This matrix shows the word frequency of each word across all three documents following tokenization and stopword removal. Each column corresponds to a document, while each row corresponds to a specific word found across the whole text corpus. The values in the matrix signify the number of times a given term appears in a given document. If term w occurs n times within document d, then [w,d] = n. So, for example, document 1 uses 'red' twice, and so [red, d1] = 2.

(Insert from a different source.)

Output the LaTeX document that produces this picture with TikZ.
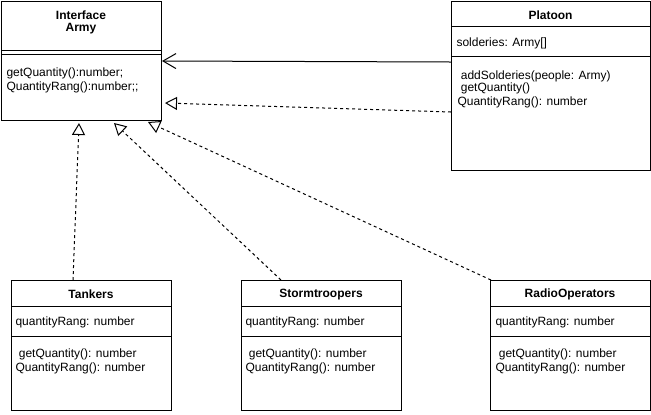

From the document-term matrix, LSA produces a document-document matrix and term-term matrix. If the document-term matrix dimensions are defined as d documents times w words, then the document-document matrix is d times d and the term-term matrix w times w. Each value in the document-document matrix indicates the number of words each document has in common. Each value in the term-term matrix indicates the number of documents in which two terms co-occur.3
Data sparsity, which leads to model overfitting, is when a majority of data values in a given dataset are null (that is, empty). This happens regularly when constructing document-term matrices, for which each individual word is a separate row and vector space dimension, as one document will regularly lack a majority of the words that are more frequent in other documents. Indeed, the example document-term matrix here used contains numerous uses for words such as Moses, violets and blue that appear in only one document. Of course, text preprocessing techniques, such as stopword removal, stemming and lemmatization, can help reduce sparsity. LSA offers a more targeted approach however.